# Task brief
Retype nothing but the lines from the start of the material up to and including the line with "fig.text(808 / W, 1". Pictures don't belong in the copy.

# Recorded information
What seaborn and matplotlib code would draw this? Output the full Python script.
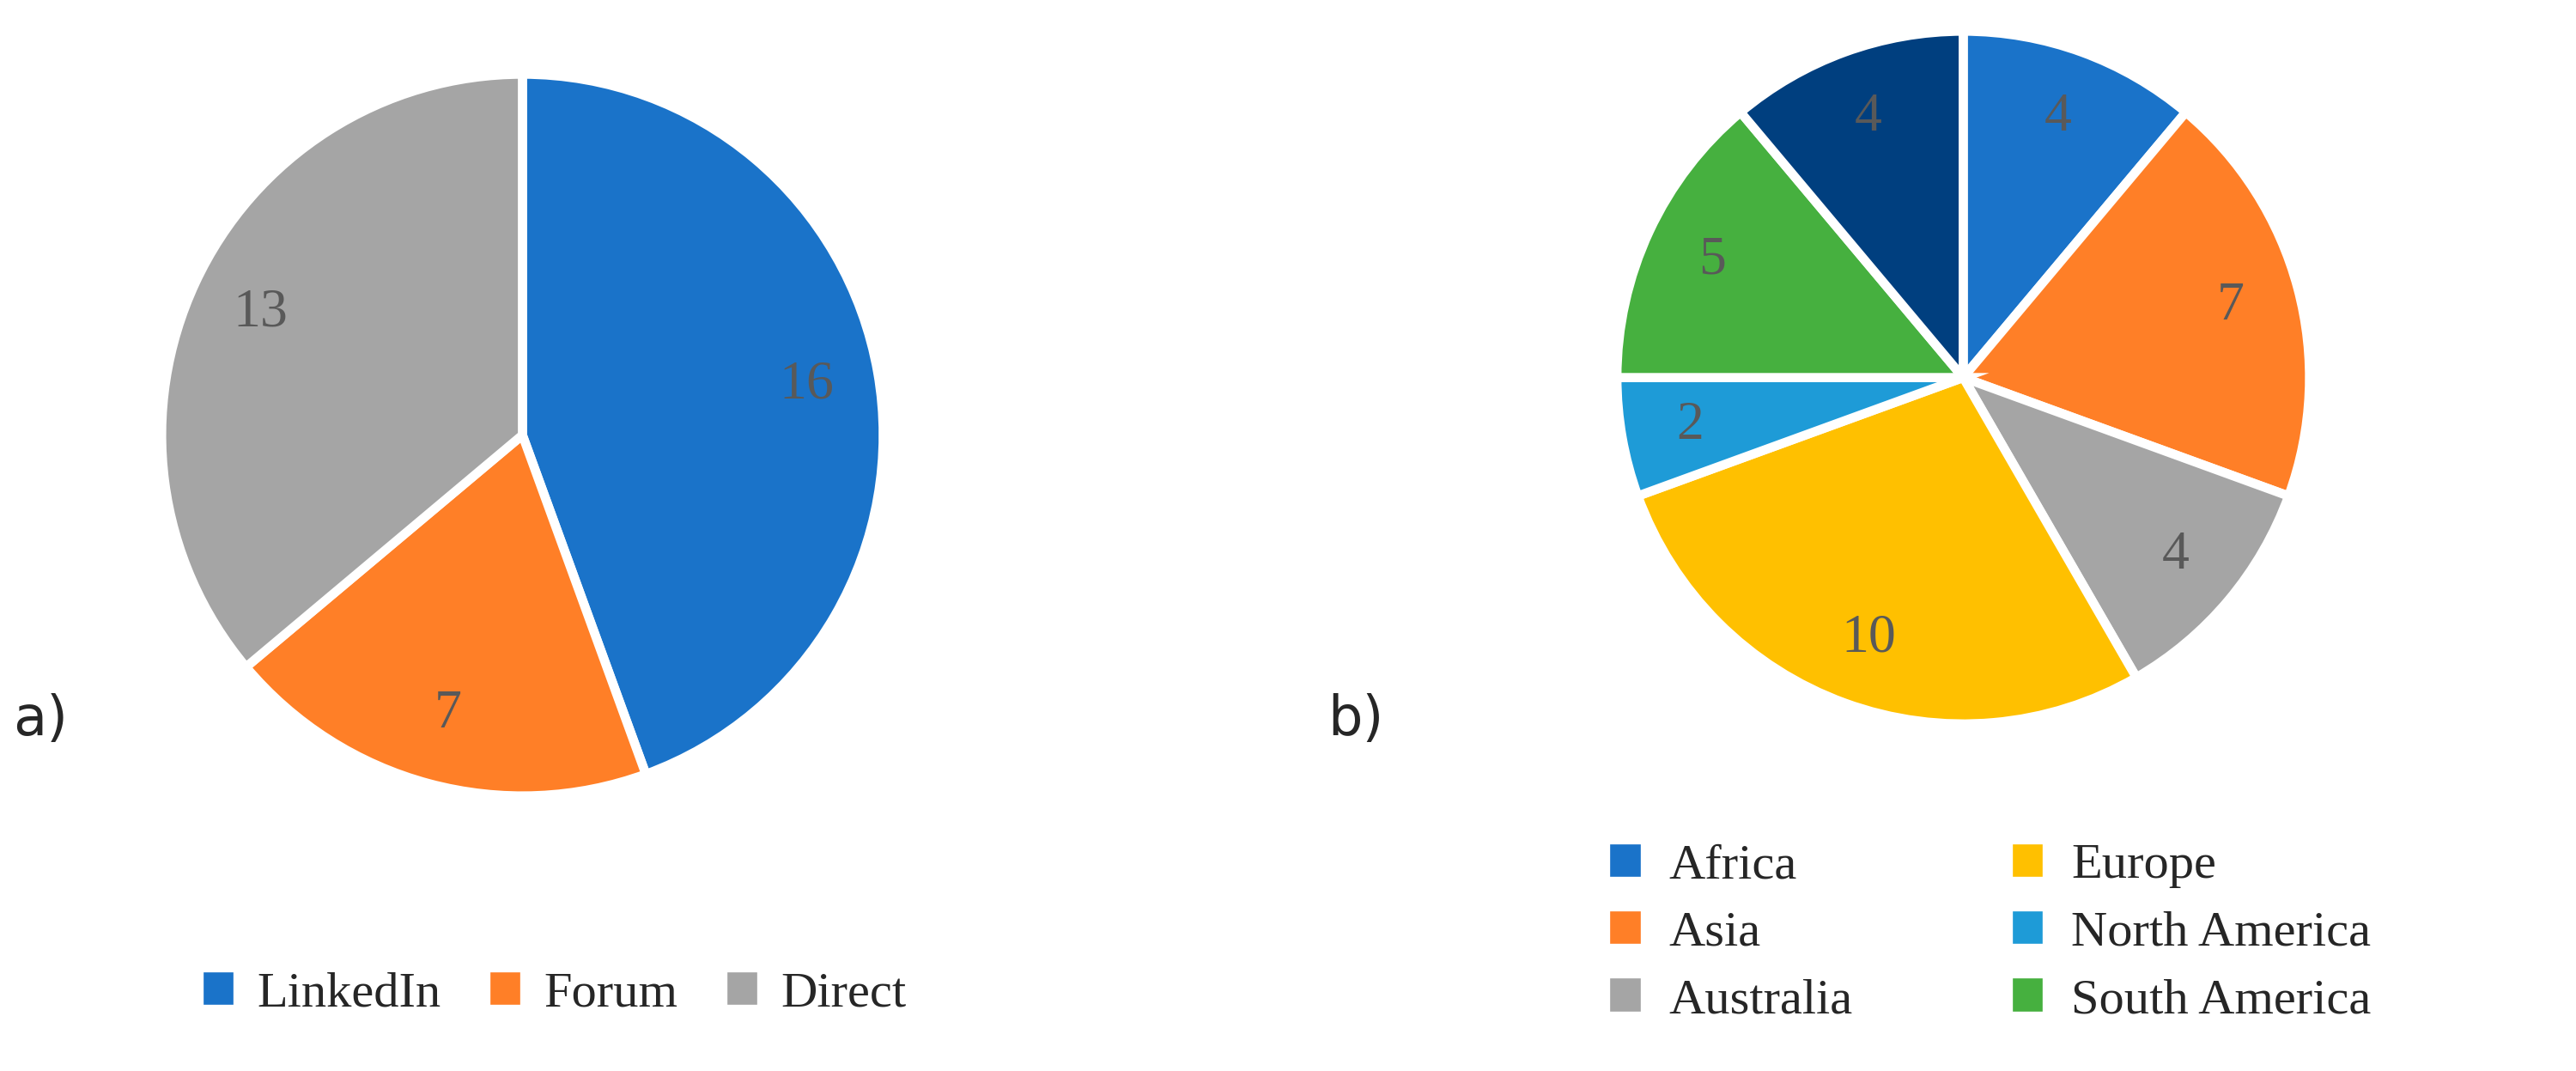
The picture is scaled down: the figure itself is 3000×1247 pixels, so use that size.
import matplotlib
matplotlib.use("Agg")
import matplotlib.pyplot as plt
from matplotlib.patches import Patch
import seaborn as sns

# data
src_labels = ["LinkedIn", "Forum", "Direct"]
src_values = [16, 7, 13]
src_colors = ["#1A73C9", "#FF7F27", "#A5A5A5"]

reg_labels = ["Africa", "Asia", "Australia", "Europe", "North America", "South America", "Other"]
reg_values = [4, 7, 4, 10, 2, 5, 4]
reg_colors = ["#1A73C9", "#FF7F27", "#A5A5A5", "#FFC000", "#1E9BD7", "#46B03F", "#003F7F"]

sns.set_theme(style="white")
serif = ["Liberation Serif", "DejaVu Serif"]

W, H = 1568, 652
fig = plt.figure(figsize=(15.68, 6.52), dpi=3000 / 15.68)


def pie_axes(cx, cy, r):
    return fig.add_axes([(cx - r) / W, (H - cy - r) / H, 2 * r / W, 2 * r / H])


def draw_pie(ax, values, colors):
    wedges, texts = ax.pie(values, colors=colors, labels=[str(v) for v in values],
                           startangle=90, counterclock=False, labeldistance=0.8,
                           wedgeprops=dict(edgecolor="white", linewidth=4),
                           textprops=dict(fontsize=24, color="#595959", family=serif))
    for t in texts:
        t.set_ha("center")
        t.set_va("center")
    ax.set_xlim(-1.02, 1.02)
    ax.set_ylim(-1.02, 1.02)
    ax.set_aspect("equal")
    ax.axis("off")
    return wedges


ax_a = pie_axes(318, 265, 224)
draw_pie(ax_a, src_values, src_colors)
ax_b = pie_axes(1195, 230, 215)
draw_pie(ax_b, reg_values, reg_colors)

fig.text(8 / W, 1 - 438 / H, "a)", fontsize=24, va="center", ha="left", family="DejaVu Sans")
fig.text(808 / W, 1 - 438 / H, "b)", fontsize=24, va="center", ha="left", family="DejaVu Sans")

handles_a = [Patch(color=c, label=l) for c, l in zip(src_colors, src_labels)]
fig.legend(handles=handles_a, loc="center", bbox_to_anchor=(338 / W, 1 - 605 / H), ncol=3,
           frameon=False, prop=dict(family=serif, size=22), handlelength=0.55, handleheight=0.55,
           handletextpad=0.5, columnspacing=1.0)

handles_b = [Patch(color=c, label=l) for c, l in zip(reg_colors[:6], reg_labels[:6])]
fig.legend(handles=handles_b, loc="center", bbox_to_anchor=(1212 / W, 1 - 568 / H), ncol=2,
           frameon=False, prop=dict(family=serif, size=22), handlelength=0.55, handleheight=0.55,
           handletextpad=0.6, columnspacing=3.2, labelspacing=0.45)

fig.savefig("out.png", dpi=3000 / 15.68, facecolor="white")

# Written solution
What seaborn and matplotlib code would draw this? Output the full Python script.
The picture is scaled down: the figure itself is 3000×1247 pixels, so use that size.
import matplotlib
matplotlib.use("Agg")
import matplotlib.pyplot as plt
from matplotlib.patches import Patch
import seaborn as sns

# data
src_labels = ["LinkedIn", "Forum", "Direct"]
src_values = [16, 7, 13]
src_colors = ["#1A73C9", "#FF7F27", "#A5A5A5"]

reg_labels = ["Africa", "Asia", "Australia", "Europe", "North America", "South America", "Other"]
reg_values = [4, 7, 4, 10, 2, 5, 4]
reg_colors = ["#1A73C9", "#FF7F27", "#A5A5A5", "#FFC000", "#1E9BD7", "#46B03F", "#003F7F"]

sns.set_theme(style="white")
serif = ["Liberation Serif", "DejaVu Serif"]

W, H = 1568, 652
fig = plt.figure(figsize=(15.68, 6.52), dpi=3000 / 15.68)


def pie_axes(cx, cy, r):
    return fig.add_axes([(cx - r) / W, (H - cy - r) / H, 2 * r / W, 2 * r / H])


def draw_pie(ax, values, colors):
    wedges, texts = ax.pie(values, colors=colors, labels=[str(v) for v in values],
                           startangle=90, counterclock=False, labeldistance=0.8,
                           wedgeprops=dict(edgecolor="white", linewidth=4),
                           textprops=dict(fontsize=24, color="#595959", family=serif))
    for t in texts:
        t.set_ha("center")
        t.set_va("center")
    ax.set_xlim(-1.02, 1.02)
    ax.set_ylim(-1.02, 1.02)
    ax.set_aspect("equal")
    ax.axis("off")
    return wedges


ax_a = pie_axes(318, 265, 224)
draw_pie(ax_a, src_values, src_colors)
ax_b = pie_axes(1195, 230, 215)
draw_pie(ax_b, reg_values, reg_colors)

fig.text(8 / W, 1 - 438 / H, "a)", fontsize=24, va="center", ha="left", family="DejaVu Sans")
fig.text(808 / W, 1 - 438 / H, "b)", fontsize=24, va="center", ha="left", family="DejaVu Sans")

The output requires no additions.